┌────────

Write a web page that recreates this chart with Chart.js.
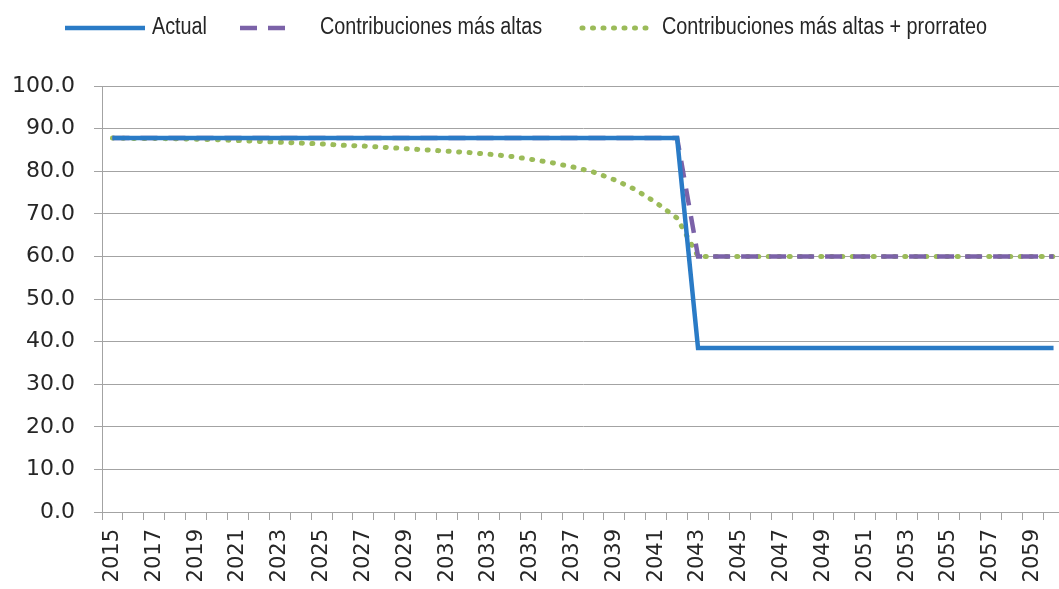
<!DOCTYPE html>
<html>
<head>
<meta charset="utf-8">
<script src="https://cdn.jsdelivr.net/npm/chart.js@4/dist/chart.umd.min.js"></script>
<style>
  html, body { margin: 0; padding: 0; background: #ffffff; overflow: hidden; }
  #wrap { width: 1059px; height: 589px; position: relative; overflow: hidden; }
  canvas { display: block; }
</style>
</head>
<body>
<div id="wrap"><canvas id="c" width="1070" height="589"></canvas></div>
<script>
// Years on the category axis
const years = ['2015','2016','2017','2018','2019','2020','2021','2022','2023','2024',
  '2025','2026','2027','2028','2029','2030','2031','2032','2033','2034',
  '2035','2036','2037','2038','2039','2040','2041','2042','2043','2044',
  '2045','2046','2047','2048','2049','2050','2051','2052','2053','2054',
  '2055','2056','2057','2058','2059','2060'];

// Replacement rate (%) under the current rule
const actual = [87.8,87.8,87.8,87.8,87.8,87.8,87.8,87.8,87.8,87.8,
  87.8,87.8,87.8,87.8,87.8,87.8,87.8,87.8,87.8,87.8,
  87.8,87.8,87.8,87.8,87.8,87.8,87.8,87.8,38.5,38.5,
  38.5,38.5,38.5,38.5,38.5,38.5,38.5,38.5,38.5,38.5,
  38.5,38.5,38.5,38.5,38.5,38.5];

// Using the highest contributions
const highest = [87.8,87.8,87.8,87.8,87.8,87.8,87.8,87.8,87.8,87.8,
  87.8,87.8,87.8,87.8,87.8,87.8,87.8,87.8,87.8,87.8,
  87.8,87.8,87.8,87.8,87.8,87.8,87.8,87.8,60.0,60.0,
  60.0,60.0,60.0,60.0,60.0,60.0,60.0,60.0,60.0,60.0,
  60.0,60.0,60.0,60.0,60.0,60.0];

// Highest contributions plus pro-rating
const prorated = [87.8,87.7,87.7,87.6,87.5,87.4,87.2,87.0,86.8,86.6,
  86.4,86.1,85.9,85.6,85.3,85.0,84.7,84.4,84.0,83.5,
  82.8,82.0,81.0,79.8,78.0,75.7,72.6,69.0,60.0,60.0,
  60.0,60.0,60.0,60.0,60.0,60.0,60.0,60.0,60.0,60.0,
  60.0,60.0,60.0,60.0,60.0,60.0];

const yTicks = [0,10,20,30,40,50,60,70,80,90,100];

const BLUE = '#2a7bc6';
const PURPLE = '#7b62a8';
const GREEN = '#9bbb59';
const GRID = '#a3a3a3';
const TEXT = '#262626';

// Legend drawn along the top, each sample using its dataset's stroke style
const topLegend = {
  id: 'topLegend',
  afterDraw(chart) {
    const ctx = chart.ctx;
    const items = [
      { ds: 0, x0: 65, x1: 145, tx: 152 },
      { ds: 1, x0: 240, x1: 292, tx: 320 },
      { ds: 2, x0: 582, x1: 652, tx: 662 }
    ];
    const yc = 28;
    const squeeze = 0.86;   // condensed face
    ctx.save();
    items.forEach(it => {
      const d = chart.data.datasets[it.ds];
      ctx.beginPath();
      ctx.strokeStyle = d.borderColor;
      ctx.lineWidth = d.borderWidth;
      ctx.lineCap = d.borderCapStyle || 'butt';
      ctx.setLineDash(d.borderDash || []);
      ctx.moveTo(it.x0, yc);
      ctx.lineTo(it.x1, yc);
      ctx.stroke();
      ctx.setLineDash([]);
      ctx.save();
      ctx.translate(it.tx, yc);
      ctx.scale(squeeze, 1);
      ctx.fillStyle = TEXT;
      ctx.font = '23px "Liberation Sans", Arial, sans-serif';
      ctx.textBaseline = 'middle';
      ctx.textAlign = 'left';
      ctx.fillText(d.label, 0, 0);
      ctx.restore();
    });
    ctx.restore();
  }
};

const bg = {
  id: 'bg',
  beforeDraw(chart) {
    const ctx = chart.ctx;
    ctx.save();
    ctx.fillStyle = '#ffffff';
    ctx.fillRect(0, 0, chart.width, chart.height);
    ctx.restore();
  }
};

new Chart(document.getElementById('c'), {
  type: 'line',
  data: {
    labels: years,
    datasets: [
      { label: 'Actual', data: actual, borderColor: BLUE, backgroundColor: BLUE,
        borderWidth: 4.5, pointRadius: 0, tension: 0, fill: false },
      { label: 'Contribuciones más altas', data: highest, borderColor: PURPLE, backgroundColor: PURPLE,
        borderWidth: 4.5, borderDash: [17, 11], pointRadius: 0, tension: 0, fill: false },
      { label: 'Contribuciones más altas + prorrateo', data: prorated, borderColor: GREEN, backgroundColor: GREEN,
        borderWidth: 5, borderDash: [1, 9.5], borderCapStyle: 'round', pointRadius: 0, tension: 0, fill: false }
    ]
  },
  options: {
    responsive: false,
    animation: false,
    layout: { padding: { top: 86, left: 0, right: 6, bottom: 0 } },
    plugins: { legend: { display: false }, tooltip: { enabled: false } },
    scales: {
      x: {
        offset: true,
        grid: { display: true, drawOnChartArea: false, drawTicks: true, tickLength: 8, color: GRID, offset: true },
        border: { display: true, color: GRID, width: 1 },
        ticks: {
          autoSkip: false, minRotation: 90, maxRotation: 90, padding: 9,
          color: TEXT, font: { family: '"DejaVu Sans", sans-serif', size: 21 },
          callback: (v, i) => (i % 2 === 0 ? years[i] : '')
        },
        afterFit: s => { s.height = 77; s.paddingLeft = 0; s.paddingRight = 0; }
      },
      y: {
        min: 0, max: 100,
        afterBuildTicks: s => { s.ticks = yTicks.map(v => ({ value: v })); },
        grid: { color: GRID, lineWidth: 1, tickLength: 8, drawTicks: true },
        border: { display: true, color: GRID, width: 1 },
        ticks: {
          padding: 19, color: TEXT,
          font: { family: '"DejaVu Sans", sans-serif', size: 22 },
          callback: v => Number(v).toFixed(1)
        },
        afterFit: s => { s.width = 102; s.paddingTop = 0; s.paddingBottom = 0; }
      }
    }
  },
  plugins: [bg, topLegend]
});
</script>
</body>
</html>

└────────

Quote the material exactly. Pictures stay out.

## IN RESPONSE
Write a web page that recreates this chart with Chart.js.
<!DOCTYPE html>
<html>
<head>
<meta charset="utf-8">
<script src="https://cdn.jsdelivr.net/npm/chart.js@4/dist/chart.umd.min.js"></script>
<style>
  html, body { margin: 0; padding: 0; background: #ffffff; overflow: hidden; }
  #wrap { width: 1059px; height: 589px; position: relative; overflow: hidden; }
  canvas { display: block; }
</style>
</head>
<body>
<div id="wrap"><canvas id="c" width="1070" height="589"></canvas></div>
<script>
// Years on the category axis
const years = ['2015','2016','2017','2018','2019','2020','2021','2022','2023','2024',
  '2025','2026','2027','2028','2029','2030','2031','2032','2033','2034',
  '2035','2036','2037','2038','2039','2040','2041','2042','2043','2044',
  '2045','2046','2047','2048','2049','2050','2051','2052','2053','2054',
  '2055','2056','2057','2058','2059','2060'];

// Replacement rate (%) under the current rule
const actual = [87.8,87.8,87.8,87.8,87.8,87.8,87.8,87.8,87.8,87.8,
  87.8,87.8,87.8,87.8,87.8,87.8,87.8,87.8,87.8,87.8,
  87.8,87.8,87.8,87.8,87.8,87.8,87.8,87.8,38.5,38.5,
  38.5,38.5,38.5,38.5,38.5,38.5,38.5,38.5,38.5,38.5,
  38.5,38.5,38.5,38.5,38.5,38.5];

// Using the highest contributions
const highest = [87.8,87.8,87.8,87.8,87.8,87.8,87.8,87.8,87.8,87.8,
  87.8,87.8,87.8,87.8,87.8,87.8,87.8,87.8,87.8,87.8,
  87.8,87.8,87.8,87.8,87.8,87.8,87.8,87.8,60.0,60.0,
  60.0,60.0,60.0,60.0,60.0,60.0,60.0,60.0,60.0,60.0,
  60.0,60.0,60.0,60.0,60.0,60.0];

// Highest contributions plus pro-rating
const prorated = [87.8,87.7,87.7,87.6,87.5,87.4,87.2,87.0,86.8,86.6,
  86.4,86.1,85.9,85.6,85.3,85.0,84.7,84.4,84.0,83.5,
  82.8,82.0,81.0,79.8,78.0,75.7,72.6,69.0,60.0,60.0,
  60.0,60.0,60.0,60.0,60.0,60.0,60.0,60.0,60.0,60.0,
  60.0,60.0,60.0,60.0,60.0,60.0];

const yTicks = [0,10,20,30,40,50,60,70,80,90,100];

const BLUE = '#2a7bc6';
const PURPLE = '#7b62a8';
const GREEN = '#9bbb59';
const GRID = '#a3a3a3';
const TEXT = '#262626';

// Legend drawn along the top, each sample using its dataset's stroke style
const topLegend = {
  id: 'topLegend',
  afterDraw(chart) {
    const ctx = chart.ctx;
    const items = [
      { ds: 0, x0: 65, x1: 145, tx: 152 },
      { ds: 1, x0: 240, x1: 292, tx: 320 },
      { ds: 2, x0: 582, x1: 652, tx: 662 }
    ];
    const yc = 28;
    const squeeze = 0.86;   // condensed face
    ctx.save();
    items.forEach(it => {
      const d = chart.data.datasets[it.ds];
      ctx.beginPath();
      ctx.strokeStyle = d.borderColor;
      ctx.lineWidth = d.borderWidth;
      ctx.lineCap = d.borderCapStyle || 'butt';
      ctx.setLineDash(d.borderDash || []);
      ctx.moveTo(it.x0, yc);
      ctx.lineTo(it.x1, yc);
      ctx.stroke();
      ctx.setLineDash([]);
      ctx.save();
      ctx.translate(it.tx, yc);
      ctx.scale(squeeze, 1);
      ctx.fillStyle = TEXT;
      ctx.font = '23px "Liberation Sans", Arial, sans-serif';
      ctx.textBaseline = 'middle';
      ctx.textAlign = 'left';
      ctx.fillText(d.label, 0, 0);
      ctx.restore();
    });
    ctx.restore();
  }
};

const bg = {
  id: 'bg',
  beforeDraw(chart) {
    const ctx = chart.ctx;
    ctx.save();
    ctx.fillStyle = '#ffffff';
    ctx.fillRect(0, 0, chart.width, chart.height);
    ctx.restore();
  }
};

new Chart(document.getElementById('c'), {
  type: 'line',
  data: {
    labels: years,
    datasets: [
      { label: 'Actual', data: actual, borderColor: BLUE, backgroundColor: BLUE,
        borderWidth: 4.5, pointRadius: 0, tension: 0, fill: false },
      { label: 'Contribuciones más altas', data: highest, borderColor: PURPLE, backgroundColor: PURPLE,
        borderWidth: 4.5, borderDash: [17, 11], pointRadius: 0, tension: 0, fill: false },
      { label: 'Contribuciones más altas + prorrateo', data: prorated, borderColor: GREEN, backgroundColor: GREEN,
        borderWidth: 5, borderDash: [1, 9.5], borderCapStyle: 'round', pointRadius: 0, tension: 0, fill: false }
    ]
  },
  options: {
    responsive: false,
    animation: false,
    layout: { padding: { top: 86, left: 0, right: 6, bottom: 0 } },
    plugins: { legend: { display: false }, tooltip: { enabled: false } },
    scales: {
      x: {
        offset: true,
        grid: { display: true, drawOnChartArea: false, drawTicks: true, tickLength: 8, color: GRID, offset: true },
        border: { display: true, color: GRID, width: 1 },
        ticks: {
          autoSkip: false, minRotation: 90, maxRotation: 90, padding: 9,
          color: TEXT, font: { family: '"DejaVu Sans", sans-serif', size: 21 },
          callback: (v, i) => (i % 2 === 0 ? years[i] : '')
        },
        afterFit: s => { s.height = 77; s.paddingLeft = 0; s.paddingRight = 0; }
      },
      y: {
        min: 0, max: 100,
        afterBuildTicks: s => { s.ticks = yTicks.map(v => ({ value: v })); },
        grid: { color: GRID, lineWidth: 1, tickLength: 8, drawTicks: true },
        border: { display: true, color: GRID, width: 1 },
        ticks: {
          padding: 19, color: TEXT,
          font: { family: '"DejaVu Sans", sans-serif', size: 22 },
          callback: v => Number(v).toFixed(1)
        },
        afterFit: s => { s.width = 102; s.paddingTop = 0; s.paddingBottom = 0; }
      }
    }
  },
  plugins: [bg, topLegend]
});
</script>
</body>
</html>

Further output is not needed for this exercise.